**Request**
Your task is to write out only the lines running from the line with "What matplotlib code" to the line with "axR = fig.add_axes([381", both ends kept, with no images.
________________________________________
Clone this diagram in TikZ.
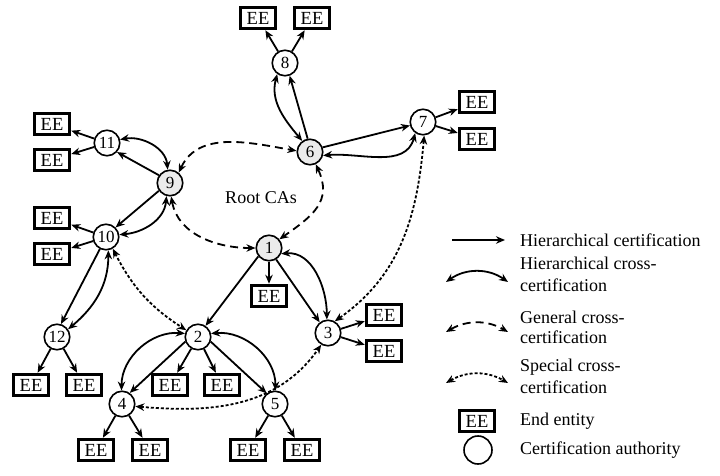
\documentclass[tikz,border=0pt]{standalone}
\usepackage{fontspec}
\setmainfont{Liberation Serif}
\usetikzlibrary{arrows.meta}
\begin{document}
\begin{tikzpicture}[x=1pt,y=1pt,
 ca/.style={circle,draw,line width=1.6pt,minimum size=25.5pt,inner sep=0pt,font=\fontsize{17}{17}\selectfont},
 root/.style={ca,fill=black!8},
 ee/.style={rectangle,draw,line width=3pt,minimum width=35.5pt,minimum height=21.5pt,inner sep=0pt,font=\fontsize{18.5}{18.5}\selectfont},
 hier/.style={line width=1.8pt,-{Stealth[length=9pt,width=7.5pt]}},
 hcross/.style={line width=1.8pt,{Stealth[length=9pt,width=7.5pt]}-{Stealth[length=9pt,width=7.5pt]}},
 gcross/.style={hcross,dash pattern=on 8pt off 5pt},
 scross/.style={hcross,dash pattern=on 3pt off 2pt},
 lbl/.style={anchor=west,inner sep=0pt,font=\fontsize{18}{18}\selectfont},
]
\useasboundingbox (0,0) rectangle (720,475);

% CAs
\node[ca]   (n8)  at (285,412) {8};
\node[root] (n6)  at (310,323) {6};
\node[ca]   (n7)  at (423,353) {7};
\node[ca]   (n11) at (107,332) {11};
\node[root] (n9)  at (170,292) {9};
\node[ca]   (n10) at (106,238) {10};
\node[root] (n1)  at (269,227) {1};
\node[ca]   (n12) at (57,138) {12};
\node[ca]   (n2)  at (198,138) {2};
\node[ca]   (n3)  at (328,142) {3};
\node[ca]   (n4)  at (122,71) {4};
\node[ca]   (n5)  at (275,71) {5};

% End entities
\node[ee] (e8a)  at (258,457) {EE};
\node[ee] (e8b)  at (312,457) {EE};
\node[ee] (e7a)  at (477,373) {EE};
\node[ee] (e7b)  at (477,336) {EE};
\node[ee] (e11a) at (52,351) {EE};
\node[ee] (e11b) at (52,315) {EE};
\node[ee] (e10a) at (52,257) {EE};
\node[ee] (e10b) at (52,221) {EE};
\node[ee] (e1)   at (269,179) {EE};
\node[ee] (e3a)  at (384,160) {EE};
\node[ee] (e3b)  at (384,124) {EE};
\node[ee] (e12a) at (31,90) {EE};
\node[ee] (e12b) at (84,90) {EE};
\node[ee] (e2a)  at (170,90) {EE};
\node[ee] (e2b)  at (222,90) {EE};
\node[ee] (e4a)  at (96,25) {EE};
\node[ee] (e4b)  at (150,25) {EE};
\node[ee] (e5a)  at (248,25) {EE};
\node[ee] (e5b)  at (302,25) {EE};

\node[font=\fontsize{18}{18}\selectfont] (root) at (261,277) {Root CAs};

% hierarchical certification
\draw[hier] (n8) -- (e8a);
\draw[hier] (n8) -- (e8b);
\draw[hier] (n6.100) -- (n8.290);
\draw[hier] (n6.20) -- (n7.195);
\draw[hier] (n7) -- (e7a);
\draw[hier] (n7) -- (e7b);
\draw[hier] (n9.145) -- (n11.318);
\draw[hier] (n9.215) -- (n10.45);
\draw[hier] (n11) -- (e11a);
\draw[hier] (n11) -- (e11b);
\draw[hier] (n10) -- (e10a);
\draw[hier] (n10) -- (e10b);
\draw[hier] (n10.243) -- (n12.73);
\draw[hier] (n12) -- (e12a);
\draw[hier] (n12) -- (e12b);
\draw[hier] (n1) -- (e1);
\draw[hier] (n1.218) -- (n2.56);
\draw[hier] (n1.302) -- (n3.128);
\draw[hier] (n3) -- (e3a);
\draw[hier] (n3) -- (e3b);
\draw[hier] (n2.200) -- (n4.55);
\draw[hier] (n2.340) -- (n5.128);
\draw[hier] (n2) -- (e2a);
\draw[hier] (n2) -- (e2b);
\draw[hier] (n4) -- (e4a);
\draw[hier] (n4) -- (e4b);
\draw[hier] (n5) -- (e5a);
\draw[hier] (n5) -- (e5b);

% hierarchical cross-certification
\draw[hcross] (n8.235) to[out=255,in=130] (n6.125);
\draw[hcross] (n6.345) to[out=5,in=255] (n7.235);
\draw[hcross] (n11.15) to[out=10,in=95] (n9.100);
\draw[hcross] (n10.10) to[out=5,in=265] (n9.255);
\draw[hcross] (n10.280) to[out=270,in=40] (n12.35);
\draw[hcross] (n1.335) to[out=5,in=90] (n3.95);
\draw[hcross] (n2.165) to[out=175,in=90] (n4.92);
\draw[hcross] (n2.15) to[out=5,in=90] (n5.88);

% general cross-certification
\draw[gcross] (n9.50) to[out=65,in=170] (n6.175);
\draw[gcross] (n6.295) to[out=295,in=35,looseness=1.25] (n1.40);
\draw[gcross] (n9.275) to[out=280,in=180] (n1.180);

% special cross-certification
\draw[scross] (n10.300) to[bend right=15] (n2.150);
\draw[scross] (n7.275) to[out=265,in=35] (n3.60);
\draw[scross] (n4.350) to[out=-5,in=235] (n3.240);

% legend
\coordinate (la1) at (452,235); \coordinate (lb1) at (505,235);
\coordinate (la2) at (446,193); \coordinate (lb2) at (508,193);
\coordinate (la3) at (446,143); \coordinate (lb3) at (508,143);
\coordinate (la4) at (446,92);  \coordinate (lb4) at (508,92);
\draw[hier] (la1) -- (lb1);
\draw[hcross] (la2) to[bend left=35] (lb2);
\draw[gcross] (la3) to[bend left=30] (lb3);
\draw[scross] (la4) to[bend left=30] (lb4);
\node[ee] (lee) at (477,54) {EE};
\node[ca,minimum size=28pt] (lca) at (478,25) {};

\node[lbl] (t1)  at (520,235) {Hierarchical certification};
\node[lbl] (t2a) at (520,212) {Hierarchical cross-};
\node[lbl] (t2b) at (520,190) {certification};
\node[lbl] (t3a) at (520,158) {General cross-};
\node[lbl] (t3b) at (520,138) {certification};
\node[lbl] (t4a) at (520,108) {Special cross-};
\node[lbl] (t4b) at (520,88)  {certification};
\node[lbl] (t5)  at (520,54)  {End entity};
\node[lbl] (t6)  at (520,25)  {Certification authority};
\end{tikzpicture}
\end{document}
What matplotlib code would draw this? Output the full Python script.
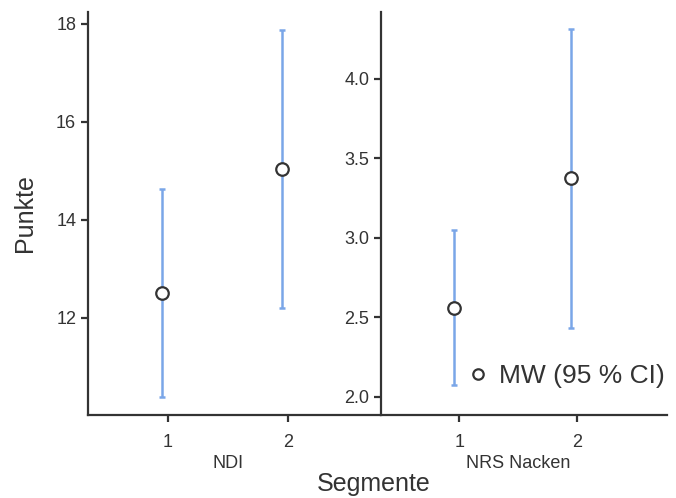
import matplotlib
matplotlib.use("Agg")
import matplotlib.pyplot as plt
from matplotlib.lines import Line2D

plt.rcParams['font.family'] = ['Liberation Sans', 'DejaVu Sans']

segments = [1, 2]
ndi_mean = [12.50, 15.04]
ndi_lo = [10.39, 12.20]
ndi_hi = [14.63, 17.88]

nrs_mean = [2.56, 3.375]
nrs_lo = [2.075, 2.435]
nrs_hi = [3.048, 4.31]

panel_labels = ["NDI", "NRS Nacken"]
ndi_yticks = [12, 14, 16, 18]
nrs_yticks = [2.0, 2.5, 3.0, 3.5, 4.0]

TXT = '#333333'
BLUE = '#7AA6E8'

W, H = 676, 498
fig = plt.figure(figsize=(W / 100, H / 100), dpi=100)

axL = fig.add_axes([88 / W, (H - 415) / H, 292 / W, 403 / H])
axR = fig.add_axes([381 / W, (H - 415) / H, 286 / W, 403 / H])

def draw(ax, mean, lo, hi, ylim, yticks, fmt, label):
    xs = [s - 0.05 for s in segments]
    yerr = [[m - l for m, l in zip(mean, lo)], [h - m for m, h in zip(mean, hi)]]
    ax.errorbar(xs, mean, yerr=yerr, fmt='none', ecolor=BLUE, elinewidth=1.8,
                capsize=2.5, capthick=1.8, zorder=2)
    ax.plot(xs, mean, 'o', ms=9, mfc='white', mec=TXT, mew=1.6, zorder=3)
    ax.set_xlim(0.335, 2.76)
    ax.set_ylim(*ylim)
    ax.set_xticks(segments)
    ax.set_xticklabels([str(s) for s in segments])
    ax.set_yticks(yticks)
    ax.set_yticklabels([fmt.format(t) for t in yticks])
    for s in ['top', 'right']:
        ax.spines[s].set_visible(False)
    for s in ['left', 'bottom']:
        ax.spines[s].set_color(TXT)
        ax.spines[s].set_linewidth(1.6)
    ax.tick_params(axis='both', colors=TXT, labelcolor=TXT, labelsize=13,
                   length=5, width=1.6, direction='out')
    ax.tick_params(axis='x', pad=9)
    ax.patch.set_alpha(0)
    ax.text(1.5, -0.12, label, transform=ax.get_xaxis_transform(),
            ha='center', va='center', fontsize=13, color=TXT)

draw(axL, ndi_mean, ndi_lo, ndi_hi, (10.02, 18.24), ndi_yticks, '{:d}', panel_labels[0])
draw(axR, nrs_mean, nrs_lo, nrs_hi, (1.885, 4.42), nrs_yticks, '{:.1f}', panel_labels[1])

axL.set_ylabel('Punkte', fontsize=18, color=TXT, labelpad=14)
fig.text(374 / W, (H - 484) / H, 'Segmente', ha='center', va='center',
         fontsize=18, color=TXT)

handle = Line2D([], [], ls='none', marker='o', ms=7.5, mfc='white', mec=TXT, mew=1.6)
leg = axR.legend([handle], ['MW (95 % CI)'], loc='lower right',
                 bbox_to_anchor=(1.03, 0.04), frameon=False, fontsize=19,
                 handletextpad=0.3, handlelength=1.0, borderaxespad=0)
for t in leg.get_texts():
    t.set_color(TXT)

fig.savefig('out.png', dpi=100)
________________________________________
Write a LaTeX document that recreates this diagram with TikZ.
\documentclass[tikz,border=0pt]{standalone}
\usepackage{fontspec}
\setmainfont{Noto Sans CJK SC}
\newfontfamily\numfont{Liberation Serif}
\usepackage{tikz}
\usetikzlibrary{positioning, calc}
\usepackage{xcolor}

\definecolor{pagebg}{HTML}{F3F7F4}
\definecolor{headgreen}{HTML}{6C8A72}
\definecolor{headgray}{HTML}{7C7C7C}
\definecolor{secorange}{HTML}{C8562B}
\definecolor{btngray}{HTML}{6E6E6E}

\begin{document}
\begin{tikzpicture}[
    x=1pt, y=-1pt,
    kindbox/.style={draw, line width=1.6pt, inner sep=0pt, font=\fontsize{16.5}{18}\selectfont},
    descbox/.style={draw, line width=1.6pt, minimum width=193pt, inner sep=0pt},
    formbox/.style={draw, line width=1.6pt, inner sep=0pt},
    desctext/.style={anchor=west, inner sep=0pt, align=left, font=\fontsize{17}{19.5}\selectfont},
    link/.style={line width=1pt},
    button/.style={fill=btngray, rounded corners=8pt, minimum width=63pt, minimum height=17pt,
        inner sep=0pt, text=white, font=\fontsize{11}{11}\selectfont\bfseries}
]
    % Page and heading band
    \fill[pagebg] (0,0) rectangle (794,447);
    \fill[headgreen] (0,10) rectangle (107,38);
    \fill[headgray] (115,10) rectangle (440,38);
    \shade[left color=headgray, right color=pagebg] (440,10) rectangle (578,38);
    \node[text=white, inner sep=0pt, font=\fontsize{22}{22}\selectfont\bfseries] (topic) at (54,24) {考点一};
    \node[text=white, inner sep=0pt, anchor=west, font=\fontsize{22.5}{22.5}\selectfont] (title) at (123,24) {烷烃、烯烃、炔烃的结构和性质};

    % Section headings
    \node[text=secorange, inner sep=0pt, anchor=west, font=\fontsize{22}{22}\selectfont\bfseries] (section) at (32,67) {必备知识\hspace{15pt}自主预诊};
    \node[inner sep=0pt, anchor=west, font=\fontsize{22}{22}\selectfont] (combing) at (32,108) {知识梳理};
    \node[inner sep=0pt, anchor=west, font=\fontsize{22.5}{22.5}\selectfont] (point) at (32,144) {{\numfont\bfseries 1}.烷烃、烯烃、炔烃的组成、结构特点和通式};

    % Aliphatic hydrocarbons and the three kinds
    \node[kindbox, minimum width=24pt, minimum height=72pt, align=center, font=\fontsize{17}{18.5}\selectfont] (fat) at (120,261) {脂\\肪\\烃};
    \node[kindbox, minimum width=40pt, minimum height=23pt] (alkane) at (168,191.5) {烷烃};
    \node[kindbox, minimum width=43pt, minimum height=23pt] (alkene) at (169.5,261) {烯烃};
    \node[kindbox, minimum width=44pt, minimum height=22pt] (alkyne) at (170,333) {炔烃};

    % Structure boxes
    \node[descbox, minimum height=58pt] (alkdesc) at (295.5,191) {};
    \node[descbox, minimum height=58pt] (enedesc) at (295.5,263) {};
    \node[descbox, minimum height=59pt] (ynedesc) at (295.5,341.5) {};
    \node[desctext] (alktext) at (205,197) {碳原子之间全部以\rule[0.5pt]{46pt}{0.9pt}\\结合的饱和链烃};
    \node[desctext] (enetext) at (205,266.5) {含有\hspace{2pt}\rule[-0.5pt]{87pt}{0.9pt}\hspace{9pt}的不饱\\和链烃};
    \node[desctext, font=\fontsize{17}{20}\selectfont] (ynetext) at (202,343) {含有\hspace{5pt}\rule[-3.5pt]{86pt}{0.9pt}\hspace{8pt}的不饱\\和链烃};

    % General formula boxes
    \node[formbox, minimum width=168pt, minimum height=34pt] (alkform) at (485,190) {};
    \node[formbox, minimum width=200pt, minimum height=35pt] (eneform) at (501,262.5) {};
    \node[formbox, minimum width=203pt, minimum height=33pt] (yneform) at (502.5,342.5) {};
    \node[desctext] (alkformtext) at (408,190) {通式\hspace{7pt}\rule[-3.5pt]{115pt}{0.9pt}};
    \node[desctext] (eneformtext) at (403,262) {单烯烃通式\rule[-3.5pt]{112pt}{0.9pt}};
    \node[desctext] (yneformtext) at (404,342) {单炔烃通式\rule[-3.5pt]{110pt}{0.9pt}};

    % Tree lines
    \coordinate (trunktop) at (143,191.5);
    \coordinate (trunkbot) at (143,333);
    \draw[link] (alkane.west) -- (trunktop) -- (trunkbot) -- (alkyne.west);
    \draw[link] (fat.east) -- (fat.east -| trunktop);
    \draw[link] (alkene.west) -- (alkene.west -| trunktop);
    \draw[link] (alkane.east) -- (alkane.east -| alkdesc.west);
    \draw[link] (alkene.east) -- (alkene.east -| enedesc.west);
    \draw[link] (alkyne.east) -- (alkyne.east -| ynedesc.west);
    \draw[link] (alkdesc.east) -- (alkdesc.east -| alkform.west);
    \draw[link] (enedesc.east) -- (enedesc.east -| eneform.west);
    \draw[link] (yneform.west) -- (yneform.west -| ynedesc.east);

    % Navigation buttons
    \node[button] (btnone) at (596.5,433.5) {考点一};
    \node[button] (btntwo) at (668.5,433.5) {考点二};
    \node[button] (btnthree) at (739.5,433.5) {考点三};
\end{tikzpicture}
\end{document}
________________________________________
**Result**
What matplotlib code would draw this? Output the full Python script.
import matplotlib
matplotlib.use("Agg")
import matplotlib.pyplot as plt
from matplotlib.lines import Line2D

plt.rcParams['font.family'] = ['Liberation Sans', 'DejaVu Sans']

segments = [1, 2]
ndi_mean = [12.50, 15.04]
ndi_lo = [10.39, 12.20]
ndi_hi = [14.63, 17.88]

nrs_mean = [2.56, 3.375]
nrs_lo = [2.075, 2.435]
nrs_hi = [3.048, 4.31]

panel_labels = ["NDI", "NRS Nacken"]
ndi_yticks = [12, 14, 16, 18]
nrs_yticks = [2.0, 2.5, 3.0, 3.5, 4.0]

TXT = '#333333'
BLUE = '#7AA6E8'

W, H = 676, 498
fig = plt.figure(figsize=(W / 100, H / 100), dpi=100)

axL = fig.add_axes([88 / W, (H - 415) / H, 292 / W, 403 / H])
axR = fig.add_axes([381 / W, (H - 415) / H, 286 / W, 403 / H])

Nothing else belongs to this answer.